Марина невольно рассмеялась.
– Я захвачу самолет и прикажу доставить меня в Гавану.
Теперь засмеялись оба. Они по очереди пили теплую газировку. Затем он прошелся по дому с аэрозольным баллончиком, опрыскивая тараканов. Марина наблюдала за ним из дверей. Тараканов у них было очень много, чрезвычайно много. Она сказала, что дешевым аэрозолем тараканов ни за что не вывести. Прошла за ним в кухню, говоря, что тараканы пьют эти дешевые морилки и плодятся. Он опрыскал плинтусы, тщательно, с точностью, чтобы не пролить ни капли.

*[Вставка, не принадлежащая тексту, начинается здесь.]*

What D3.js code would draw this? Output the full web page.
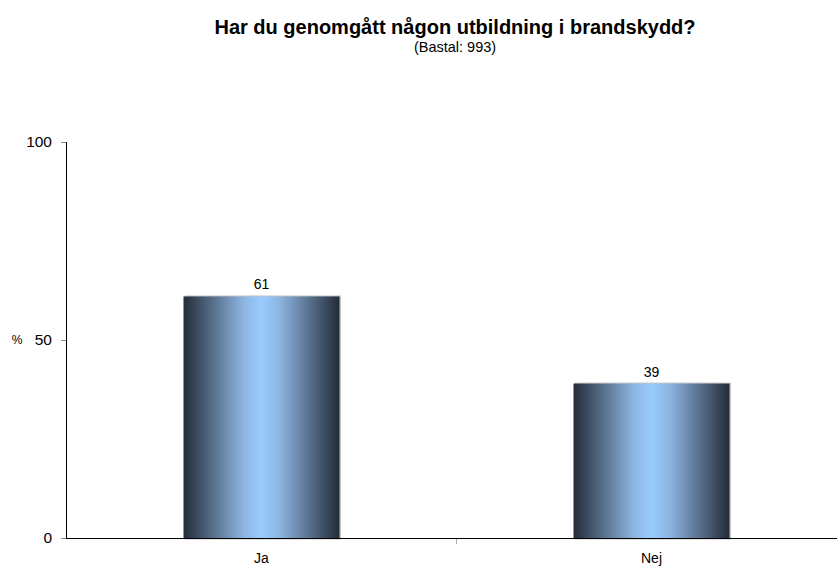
<!DOCTYPE html>
<html>
<head>
<meta charset="utf-8">
<script src="https://cdn.jsdelivr.net/npm/d3@7"></script>
<style>
  body { margin: 0; background: #fff; }
  svg { display: block; font-family: "Liberation Sans", Arial, sans-serif; }
</style>
</head>
<body>
<div id="chart"></div>
<script>
var categories = ["Ja", "Nej"];
var values = [61, 39];
var yTicks = [0, 50, 100];

var width = 837, height = 567;
var margin = {top: 142, right: -9, bottom: 29, left: 66};
var chartWidth = width - margin.left - margin.right;
var chartHeight = height - margin.top - margin.bottom;
var font = '"Liberation Sans", Arial, sans-serif';

var svg = d3.select('#chart').append('svg')
    .attr('width', width)
    .attr('height', height);

var defs = svg.append('defs');
var grad = defs.append('linearGradient')
    .attr('id', 'barGrad')
    .attr('x1', '0%').attr('x2', '100%')
    .attr('y1', '0%').attr('y2', '0%');
[[0, '#232c38'], [0.2, '#5a7390'], [0.38, '#8cb4df'], [0.5, '#99ccff'],
 [0.62, '#8cb4df'], [0.8, '#5a7390'], [1, '#232c38']].forEach(function(s) {
  grad.append('stop').attr('offset', s[0]).attr('stop-color', s[1]);
});

// title
svg.append('text')
    .attr('x', 455).attr('y', 34)
    .attr('text-anchor', 'middle')
    .attr('font-size', 20)
    .attr('font-weight', 'bold')
    .text('Har du genomgått någon utbildning i brandskydd?');
svg.append('text')
    .attr('x', 455).attr('y', 52)
    .attr('text-anchor', 'middle')
    .attr('font-size', 14.5)
    .text('(Bastal: 993)');

var g = svg.append('g')
    .attr('transform', `translate(${margin.left}, ${margin.top})`);

var xScale = d3.scaleBand()
    .domain(categories)
    .range([0.5, chartWidth + 0.5])
    .paddingInner(0.6)
    .paddingOuter(0.3);

var yScale = d3.scaleLinear()
    .domain([0, 100])
    .range([chartHeight, 0]);

// bars with a soft shadow
var bars = g.selectAll('.bar')
    .data(values)
    .enter().append('g')
    .attr('class', 'bar');

bars.append('rect')
    .attr('x', function(d, i) { return xScale(categories[i]) + 1.5; })
    .attr('y', function(d) { return yScale(d) - 1; })
    .attr('width', xScale.bandwidth())
    .attr('height', function(d) { return chartHeight - yScale(d) + 2.5; })
    .attr('fill', '#c4c4c4');

bars.append('rect')
    .attr('x', function(d, i) { return xScale(categories[i]); })
    .attr('y', function(d) { return yScale(d); })
    .attr('width', xScale.bandwidth())
    .attr('height', function(d) { return chartHeight - yScale(d); })
    .attr('fill', 'url(#barGrad)');

bars.append('text')
    .attr('x', function(d, i) { return xScale(categories[i]) + xScale.bandwidth() / 2; })
    .attr('y', function(d) { return yScale(d) - 7; })
    .attr('text-anchor', 'middle')
    .attr('font-size', 14)
    .attr('fill', '#000')
    .text(function(d) { return d; });

// y axis
var yAxis = g.append('g')
    .call(d3.axisLeft(yScale).tickValues(yTicks).tickSize(5).tickPadding(9));
yAxis.select('.domain').attr('stroke', '#000').attr('d', `M0.5,0V${chartHeight}`);
yAxis.selectAll('.tick line').attr('stroke', '#888');
yAxis.selectAll('.tick text').attr('font-size', 15.5).attr('fill', '#000')
    .attr('font-family', font);

// x axis
var xAxis = g.append('g')
    .attr('transform', `translate(0,${chartHeight})`)
    .call(d3.axisBottom(xScale).tickSize(0).tickPadding(15));
xAxis.select('.domain').attr('stroke', '#000').attr('stroke-width', 1.2)
    .attr('d', `M0,0.5H${chartWidth}`);
xAxis.selectAll('.tick text').attr('font-size', 14).attr('fill', '#000')
    .attr('font-family', font);

// separator tick between categories
var step = xScale.step();
g.selectAll('.sep')
    .data(categories.slice(1))
    .enter().append('line')
    .attr('class', 'sep')
    .attr('x1', function(d) { return xScale(d) - (step - xScale.bandwidth()) / 2; })
    .attr('x2', function(d) { return xScale(d) - (step - xScale.bandwidth()) / 2; })
    .attr('y1', chartHeight + 1)
    .attr('y2', chartHeight + 6)
    .attr('stroke', '#aaa');

// y axis unit label
svg.append('text')
    .attr('x', 17).attr('y', yScale(50) + margin.top + 4)
    .attr('text-anchor', 'middle')
    .attr('font-size', 12)
    .text('%');
</script>
</body>
</html>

Следующим вечером он повел ее во Французский квартал, и домой они ехали на трамвае. Туристы поглядывали на русскоговорящую пару. Новоорлеанская экзотика.
Они занимались любовью на узкой кровати, закрывшись в комнате. Он чувствовал, что ей хочется еще, еще чего-то – еще тела, денег, вещей, развлечений, и он таинственным образом понимал это по ее движениям, в эти живые мгновения.
Ему платили полтора доллара в час за смазку кофейных автоматов. Ремонтник жаловался, что не может прочесть записей Ли в смазочном журнале. Жаловался, что не может найти Ли, что за ним приходится бегать по всему зданию. А Ли выставлял вперед указательный палец, поднимал большой и стоял так мгновение. Затем опускал большой палец и говорил: «Бах!»
Главного здания библиотеки на Ли-Сёркл больше не было. Пришлось спрашивать, где теперь новое. Он пошел на север, затем на восток и, отыскав здание, вынул из конверта плакат и развернул его. По углам листа проделаны дырки, в них вдета бечевка. Он повесил плакат на шею, остановился у входа и принялся раздавать памфлеты, которые получил по почте от комитета «Справедливость для Кубы».
Ли надел белую рубашку с коротким рукавом и черный галстук. На плакате он написал карандашом: «Viva Fidel».
Где-то через полторы минуты примчались федералы. К нему неторопливо подошел человек, улыбаясь так, будто встретил друга после долгой разлуки. Его звали агент Бейтман.
– Честное слово. Я не собираюсь вас беспокоить или арестовывать. Давайте где-нибудь сядем и поговорим.
Они направились в жалкого вида забегаловку у автовокзала «Трейлуэйз». Стоял ранний субботний вечер, внутри никого не было. Они сели у стойки, и какое-то время изучали меню на стене. Агент Бейтман, наверное, был моложе, чем показался с первого взгляда, – со своей удлиненной головой и намечающейся лысиной он походил на школьного учителя или преподавателя естественных наук из телесериалов.
Одно у него было хорошо – ботинки, которые сияли на все четыре измерения.
– У нас в местном отделении есть на вас досье. А я – тот, кто им занимается.
– Вы ведете на меня досье?
– Со времен вашего дезертирства. Нам присылают запросы, поскольку вы здесь родились.
– Я люблю высокие потолки в старых домах и виргинские дубы.
– Потому вы и вернулись сюда?
– Со мной уже беседовал агент Фрейтаг.
– То было в Форт-Уорте. А я в Новом Орлеане.
– Россия для меня закончилась. Это было давно. Почему я не могу спокойно жить, чтоб никто ко мне постоянно не лез?